“What do I do with the past?” Have you ever wondered? I have. There is so very much there.
The past is broken into sections in my mind; my childhood, young-adulthood, marriage, children, jobs, churches. “Oh! That was when we lived at the blue house.” “That was when we were best friends with those people.” “Those were the days.”
The winding road of “Past” is marked by barricades. Places where everything that was going to be came to an abrupt halt. Something unexpected altered the course. From my perspective. Not from God’s. He knew.
Like you, I have experienced deep heartache, and astounding joy…neither of which I really want to forget. It is tempting to set up memorials at those places. The emotions we expended there dictate a certain remembrance. We want to locate them easily when we traipes through our own history. The peaks and valleys of triumph and pain should be seen on the skyline of our minds. Monuments we can visit.
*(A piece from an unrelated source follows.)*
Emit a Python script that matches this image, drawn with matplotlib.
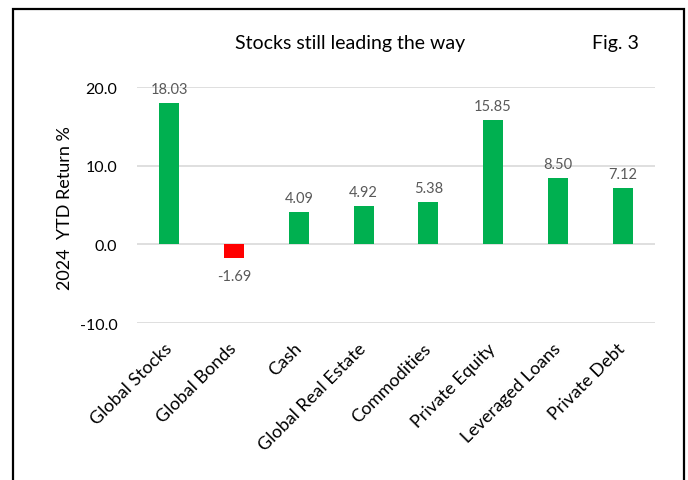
import matplotlib.pyplot as plt
from matplotlib.patches import Rectangle

plt.rcParams['font.family'] = ['Lato', 'DejaVu Sans']

categories = ["Global Stocks", "Global Bonds", "Cash", "Global Real Estate",
              "Commodities", "Private Equity", "Leveraged Loans", "Private Debt"]
returns = [18.03, -1.69, 4.09, 4.92, 5.38, 15.85, 8.50, 7.12]
y_ticks = [-10.0, 0.0, 10.0, 20.0]

GREEN = "#00B050"
RED = "#FF0000"

fig = plt.figure(figsize=(6.88, 4.81), dpi=100)
ax = fig.add_axes([0.199, 0.326, 0.753, 0.491])

x = range(len(categories))
colors = [GREEN if v >= 0 else RED for v in returns]
ax.bar(x, returns, width=0.31, color=colors, zorder=3)

for xi, v in zip(x, returns):
    off = 5 if v >= 0 else -8
    ax.annotate(f"{v:.2f}", (xi, v), xytext=(0, off), textcoords="offset points",
                ha="center", va="bottom" if v >= 0 else "top",
                fontsize=10.5, color="#595959")

ax.set_xlim(-0.5, len(categories) - 0.5)
ax.set_ylim(-10, 20)
ax.set_yticks(y_ticks)
ax.set_yticklabels([f"{t:.1f}" for t in y_ticks], fontsize=11.5)
ax.set_xticks(list(x))
ax.set_xticklabels(categories, rotation=45, ha="right", va="center",
                   rotation_mode="anchor", fontsize=13)
ax.tick_params(axis="both", length=0)
ax.tick_params(axis="x", pad=16)
ax.tick_params(axis="y", pad=14)
ax.grid(axis="y", color="#D9D9D9", linewidth=1.2, zorder=0)
for s in ax.spines.values():
    s.set_visible(False)

ax.set_ylabel("2024  YTD Return %", fontsize=13)
ax.yaxis.set_label_coords(-0.123, 0.49)

fig.text(0.509, 0.91, "Stocks still leading the way", ha="center", va="center",
         fontsize=14)
fig.text(0.894, 0.91, "Fig. 3", ha="center", va="center", fontsize=14)

# frame around the figure, open at the bottom
frame = Rectangle((13 / 688, -0.1), (684 - 13) / 688, 1.1 - 10 / 481,
                  transform=fig.transFigure, fill=False, edgecolor="black",
                  linewidth=1.6, clip_on=False)
fig.patches.append(frame)

fig.savefig("out.png", dpi=100)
But I hear Him calling me. “Come build an altar.” I hear Him asking me to offer my life to Him. Not just my present and future as some might think, but my past as well.
In the Bible, God instructed His children to set up stones of remembrance. These stones were not so they would remember their suffering. Neither were they monuments to their impressive escapes, routed enemies, or significant achievements. They marked the end of a season. They were places of new beginning. Letting go, and taking hold. A place to commemorate the marvelous keeping-power of God. He was faithful, wonderful, present, gracious, tender, merciful, powerful, and life-sustaining.
Erected in my high and low seasons, these memorials all bear His name as if it was “not I who lived, but Christ who lived in me.”
If you are ready for a new vision, a clear perspective, and faith for the journey ahead, it might be time to memorialize what He has done so far. It might be time to build a monument to the goodness of God, and lay it all down there.